A noble craft, but somehow a most melancholy! All noble
things are touched with that.
- Herman Melville, Moby
Dick
The trailer is awash with the elements of the fishing boat: blood, water and entrails spill out into the sea and onto the camera until a wave sweeps it away from the ship into the chum line. A drop of water on the camera lens distorts our perspective – making the waves appear to be the hump of some aquatic behemoth. Innumerable gulls swoop down on us for a meal as the surf threatens to pull us under. A surreptitious edit pulls us out of the water and into a locked position face to face with the bow, following its ceaseless bobbing upon the deep.

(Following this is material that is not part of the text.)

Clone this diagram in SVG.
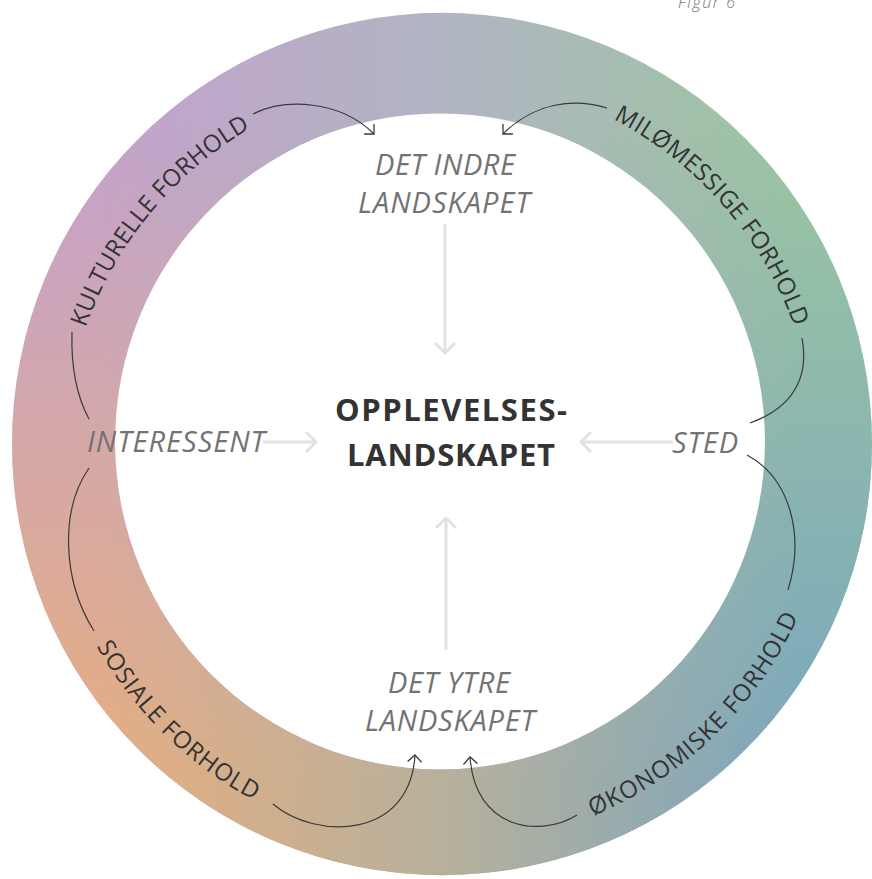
<svg xmlns="http://www.w3.org/2000/svg" xmlns:xlink="http://www.w3.org/1999/xlink" width="872" height="879" viewBox="0 0 872 879">
<style>
.lbl{font-family:"Open Sans","Liberation Sans",sans-serif;font-style:italic;font-weight:400;fill:#737373;font-size:29px}
.ring-t{font-family:"Open Sans","Liberation Sans",sans-serif;font-size:24px;fill:#333333}
.ctr{font-family:"Open Sans","Liberation Sans",sans-serif;font-weight:700;font-size:31px;fill:#333333}
.fig{font-family:"Open Sans","Liberation Sans",sans-serif;font-style:italic;font-weight:300;font-size:16px;fill:#777777}
.dk{fill:none;stroke:#3a3a3a;stroke-width:1.2}
.lt{fill:none;stroke:#e2e2e2;stroke-width:3}
</style>
<defs>
<linearGradient id="gTop" gradientUnits="userSpaceOnUse" x1="100" y1="0" x2="800" y2="0">
<stop offset="0" stop-color="#c4a2ce"/><stop offset="0.5" stop-color="#b0b5c2"/><stop offset="1" stop-color="#9cc6a0"/>
</linearGradient>
<linearGradient id="gBot" gradientUnits="userSpaceOnUse" x1="100" y1="0" x2="800" y2="0">
<stop offset="0" stop-color="#e6ae80"/><stop offset="0.5" stop-color="#b6b09c"/><stop offset="1" stop-color="#7aa6be"/>
</linearGradient>
<linearGradient id="gV" gradientUnits="userSpaceOnUse" x1="0" y1="120" x2="0" y2="780">
<stop offset="0" stop-color="#000"/><stop offset="1" stop-color="#fff"/>
</linearGradient>
<mask id="mV" maskUnits="userSpaceOnUse" x="0" y="0" width="872" height="879">
<rect x="0" y="0" width="872" height="879" fill="url(#gV)"/>
</mask>
<marker id="ahD" viewBox="-10 -10 20 20" markerUnits="userSpaceOnUse" markerWidth="20" markerHeight="20" refX="0" refY="0" orient="auto">
<path d="M -7 -7 L 0 0 L -7 7" fill="none" stroke="#3a3a3a" stroke-width="1.3"/>
</marker>
<marker id="ahL" viewBox="-14 -14 28 28" markerUnits="userSpaceOnUse" markerWidth="28" markerHeight="28" refX="0" refY="0" orient="auto">
<path d="M -10 -10 L 0 0 L -10 10" fill="none" stroke="#e2e2e2" stroke-width="3"/>
</marker>
<path id="pKult" d="M 87.6 584.1 A 376 376 0 0 1 502.7 82.3"/>
<path id="pMilo" d="M 367.6 84.0 A 376 376 0 0 1 795.7 574.8"/>
<path id="pOko" d="M 332.1 831.9 A 394 394 0 0 0 822.1 357.0"/>
<path id="pSos" d="M 58.4 355.0 A 394 394 0 0 0 545.9 832.5"/>
</defs>
<g id="ring">
<path fill-rule="evenodd" fill="url(#gTop)" d="M 12 444 A 430 431 0 1 0 872 444 A 430 431 0 1 0 12 444 Z M 115 441.5 A 325 328 0 1 0 765 441.5 A 325 328 0 1 0 115 441.5 Z"/>
<path fill-rule="evenodd" fill="url(#gBot)" mask="url(#mV)" d="M 12 444 A 430 431 0 1 0 872 444 A 430 431 0 1 0 12 444 Z M 115 441.5 A 325 328 0 1 0 765 441.5 A 325 328 0 1 0 115 441.5 Z"/>
</g>
<g id="connectors">
<line class="lt" x1="445" y1="224" x2="445" y2="353" marker-end="url(#ahL)"/>
<line class="lt" x1="446" y1="650" x2="446" y2="518" marker-end="url(#ahL)"/>
<line class="lt" x1="263" y1="442" x2="316" y2="442" marker-end="url(#ahL)"/>
<line class="lt" x1="673" y1="442" x2="581" y2="442" marker-end="url(#ahL)"/>
<path class="dk" d="M 253 114 C 285 98, 340 100, 374 134" marker-end="url(#ahD)"/>
<path class="dk" d="M 607 108 C 575 98, 535 102, 503 134" marker-end="url(#ahD)"/>
<path class="dk" d="M 72 332 C 71 365, 76 395, 89 419"/>
<path class="dk" d="M 89 468 C 60 510, 62 580, 94 631"/>
<path class="dk" d="M 802 338 C 808 370, 800 405, 750 423"/>
<path class="dk" d="M 747 455 C 790 478, 805 535, 788 590"/>
<path class="dk" d="M 273 804 C 315 840, 410 840, 415 755" marker-end="url(#ahD)"/>
<path class="dk" d="M 577 815 C 540 838, 475 830, 470 757" marker-end="url(#ahD)"/>
</g>
<g id="node-figur"><text class="fig" x="678" y="8" textLength="57">Figur 6</text></g>
<g id="node-det-indre">
<text class="lbl" x="445" y="175" text-anchor="middle" textLength="140">DET INDRE</text>
<text class="lbl" x="444" y="213" text-anchor="middle" textLength="172">LANDSKAPET</text>
</g>
<g id="node-center">
<text class="ctr" x="451" y="421" text-anchor="middle" textLength="232">OPPLEVELSES-</text>
<text class="ctr" x="451" y="466" text-anchor="middle" textLength="208">LANDSKAPET</text>
</g>
<g id="node-interessent"><text class="lbl" x="176" y="452" text-anchor="middle" textLength="178">INTERESSENT</text></g>
<g id="node-sted"><text class="lbl" x="705" y="453" text-anchor="middle" textLength="66">STED</text></g>
<g id="node-det-ytre">
<text class="lbl" x="449" y="693" text-anchor="middle" textLength="122">DET YTRE</text>
<text class="lbl" x="450" y="731" text-anchor="middle" textLength="170">LANDSKAPET</text>
</g>
<g id="node-kulturelle"><text class="ring-t"><textPath xlink:href="#pKult" startOffset="50%" text-anchor="middle" textLength="264">KULTURELLE FORHOLD</textPath></text></g>
<g id="node-milomessige"><text class="ring-t"><textPath xlink:href="#pMilo" startOffset="50%" text-anchor="middle" textLength="282">MILØMESSIGE FORHOLD</textPath></text></g>
<g id="node-okonomiske"><text class="ring-t"><textPath xlink:href="#pOko" startOffset="50%" text-anchor="middle" textLength="293">ØKONOMISKE FORHOLD</textPath></text></g>
<g id="node-sosiale"><text class="ring-t"><textPath xlink:href="#pSos" startOffset="50%" text-anchor="middle" textLength="223">SOSIALE FORHOLD</textPath></text></g>
</svg>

More than anything else, the trailer feels like an experience instead of a documentary. Castaing-Taylor and Paravel used 11 cameras operated by themselves and the ship’s crew in a “form of collective experimentation that gives free reign to the perspectives of both fishermen and their catch…” In the same vein of such recent fiction films like Enter the Void (2009), Leviathan takes an experiential approach to its storytelling, opting for direct, almost physical, sensation over verbose narration or talking-head interviews. The filmmakers are operating through the Sensory Ethnography Lab at Harvard University, whose stated goal is to:
“…support innovative combinations of aesthetics
and ethnography, with original nonfiction media practices that explore the
bodily praxis and affective fabric of human existence. As such, it encourages
attention to the many dimensions of social experience and subjectivity that may
only with difficulty be rendered with words alone.”
By doing away with direct dialogue between filmmaker and audience, they achieve an immediacy and aesthetic effect that preserves some of the essence of the ship and the enterprise of fishing itself. Even the editing of the trailer attempts to be invisible, creating a direct line from ethnographic subject to audience, resulting in an impressive stream of striking images that speak to the gut instead of the brain. It seems that with Leviathan, like Sweetgrass before it, the goal is not to show by serving up deliberately rationed segments but to envelop and overwhelm in order to create a shared ethnographic experience.
Highly anticipating Leviathan’s release.